Last week we forecast a peak in the unemployment rate of 7%. Since then we have seen the roll out of more extensive shutdowns than we had originally envisaged. Economic disruptions are set to be larger as the government moves to address the enormous health challenge which the nation now faces.
That challenge is probably best summarised by a potential shortage of ICU beds in coming weeks if we do not significantly slow the rate of infection immediately.
The sectors we see most impacted in the June quarter from a jobs perspective are: accommodation and food services (accounting for 921k total employees); retail trade (1264k); arts and recreation services (254k); manufacturing (894k); transport and warehousing (662k); real estate services (218k); construction (1178k) and professional services (1150k).
In these sectors we see job losses ranging from 40% (arts and recreation services), 29% (hospitality) and 8% (construction).
Sectors we expect to be reasonably resilient are: agriculture (327k); mining (247k); utilities (156k); and finance and insurance (450k).
There are some sectors which we expect will increase employment.
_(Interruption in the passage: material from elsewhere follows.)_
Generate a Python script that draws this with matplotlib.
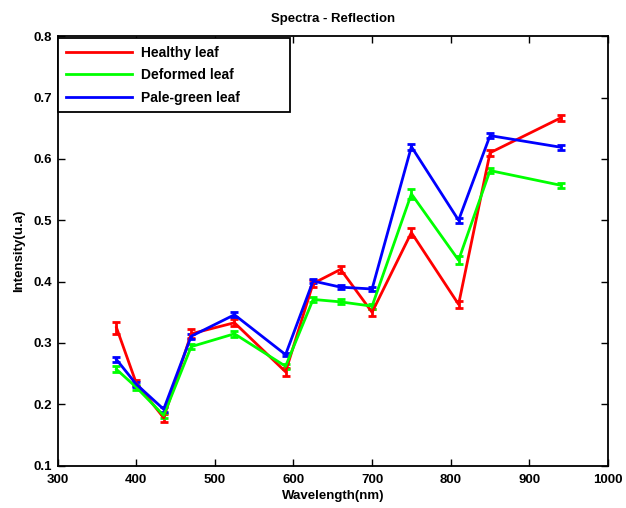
import matplotlib
matplotlib.use("Agg")
import matplotlib.pyplot as plt
from matplotlib.lines import Line2D

# wavelengths (nm)
wavelength = [375, 400, 435, 470, 525, 590, 625, 660, 700, 750, 810, 850, 940]

# mean intensities
healthy = [0.325, 0.235, 0.178, 0.315, 0.333, 0.253, 0.397, 0.420, 0.350, 0.480, 0.363, 0.610, 0.667]
deformed = [0.257, 0.228, 0.182, 0.294, 0.315, 0.262, 0.371, 0.367, 0.360, 0.543, 0.435, 0.581, 0.557]
pale = [0.273, 0.233, 0.192, 0.311, 0.346, 0.281, 0.401, 0.391, 0.388, 0.620, 0.500, 0.638, 0.619]

# error bars
healthy_err = [0.010, 0.005, 0.007, 0.007, 0.006, 0.007, 0.005, 0.006, 0.006, 0.007, 0.006, 0.005, 0.005]
deformed_err = [0.005, 0.004, 0.004, 0.004, 0.005, 0.004, 0.004, 0.004, 0.004, 0.008, 0.007, 0.004, 0.004]
pale_err = [0.004, 0.004, 0.004, 0.004, 0.004, 0.003, 0.004, 0.003, 0.003, 0.005, 0.004, 0.004, 0.004]

labels = ["Healthy leaf", "Deformed leaf", "Pale-green leaf"]
colors = ["#ff0000", "#00ff00", "#0000ff"]

plt.rcParams['font.family'] = ['Liberation Sans', 'DejaVu Sans']
plt.rcParams['font.weight'] = 'bold'

fig = plt.figure(figsize=(6.26, 5.08), dpi=100)
ax = fig.add_axes([57.5 / 626, 1 - 465.7 / 508, 550.5 / 626, 429.5 / 508])

series = [healthy, deformed, pale]
errs = [healthy_err, deformed_err, pale_err]
for vals, e, c in zip(series, errs, colors):
    ax.errorbar(wavelength, vals, yerr=e, color=c, lw=2, elinewidth=2,
                capsize=2.6, capthick=2)

ax.set_xlim(300, 1000)
ax.set_ylim(0.1, 0.8)
ax.set_xticks(range(300, 1001, 100))
ax.set_yticks([0.1, 0.2, 0.3, 0.4, 0.5, 0.6, 0.7, 0.8])
ax.tick_params(direction='in', length=5, width=1, labelsize=9.5,
               top=True, right=True)
ax.tick_params(axis='x', pad=6)
ax.tick_params(axis='y', pad=4)
for s in ax.spines.values():
    s.set_linewidth(1.3)

ax.set_title("Spectra - Reflection", fontsize=9.5, fontweight='bold', pad=10)
ax.set_xlabel("Wavelength(nm)", fontsize=9.5, fontweight='bold', labelpad=3)
ax.set_ylabel("Intensity(u.a)", fontsize=9.5, fontweight='bold', labelpad=6)

handles = [Line2D([], [], color=c, lw=2) for c in colors]
leg = ax.legend(handles, labels, loc='upper left', bbox_to_anchor=(0.001, 0.996, 0.421, 0),
                mode='expand', fontsize=10, frameon=True, fancybox=False,
                edgecolor='black', borderaxespad=0, handlelength=4.8, handletextpad=0.6,
                borderpad=0.55, labelspacing=0.62)
leg.get_frame().set_linewidth(1.3)
leg.get_frame().set_alpha(1)

plt.savefig("out.png", dpi=100, facecolor='white')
These are: Health Care (1725k); Public administration (841k); and telecommunications (210k). These increases are expected to range from 14% (telecommunications); to 10% (health care); and 5% (public administration).
In most instances our analysis looks into more disaggregated classes of sectors to arrive at these conclusions.
For example, a sector like accommodation and food services (921k employees) includes 300k employees in “take away” which will get a lift in the next weeks.
Using this analysis we estimate that there will be 814k in job losses in the June quarter lifting the unemployment rate to 11.1%.
Working through our GDP estimates on an industry basis and acknowledging that output is not always aligned with employment this approach points to a contraction in GDP of 3.5% in the June quarter.
We have also reviewed our outlook for the September quarter.
While our central view remains that the peak in new cases will occur in the June quarter we expect that the “recovery” in the September quarter will be slow.
Most shut down policies will still be in place leading into the September quarter and will only be gradually relaxed through the quarter.
Net additional job losses are expected to be minimal in the September quarter but little progress is expected to be made in reducing the unemployment rate.
We expect it to hold at 11% while GDP is expected to contract by a further 0.3%.
By the December quarter, with shut downs essentially over and travel restrictions eased, we expect a bounce back of 350,000 jobs with the unemployment rate falling to 8.8% and GDP growth lifting to 1.6%.
However, industries such as manufacturing; construction and retail will still be facing headwinds given the high unemployment rate and the weak momentum from the September quarter.
Overall through the year we expect GDP to contract by –3.0%, while the unemployment rate will have lifted from 5.1% to 8.8%.
This is a more rapid recovery than we have seen in previous recessions but we recognise that the circumstances are quite different.
Historically, recessions have tended to emanate from investment cycles, particularly those centred on property and building with the initial shock centred on construction. As this recession will hit services much harder, the loss in jobs will be much quicker, but so too can the rebound be much faster, all dependent on how many firms remain solvent. In usual recessions it is often uncertain whether the economy is in recovery phase whereas the signals around government policy (particularly shutdowns) will be much clearer and households and business will respond.
The Stimulus Package
These forecasts are based on our assessment of the expected impact of the Package on jobs and growth.
The two stimulus packages cost a total of $25.8bn in 2019/20 and $36.3bn in 2020/2021.
Of that total of $62bn, $22.85bn is allocated to direct payments to the unemployed and social security beneficiaries while $31.9bn is set aside for small business to retain workers.
However small business only receive cash if they retain workers. The subsidy (keeping cash which is withheld from workers for PAYE tax) is only, say, 20–30% of the direct cost of the worker.
Given the current hugely challenging outlook for business, the Package will be measured in terms of its success in keeping people in work.
Our employment forecasts are based on a cautious approach to this issue.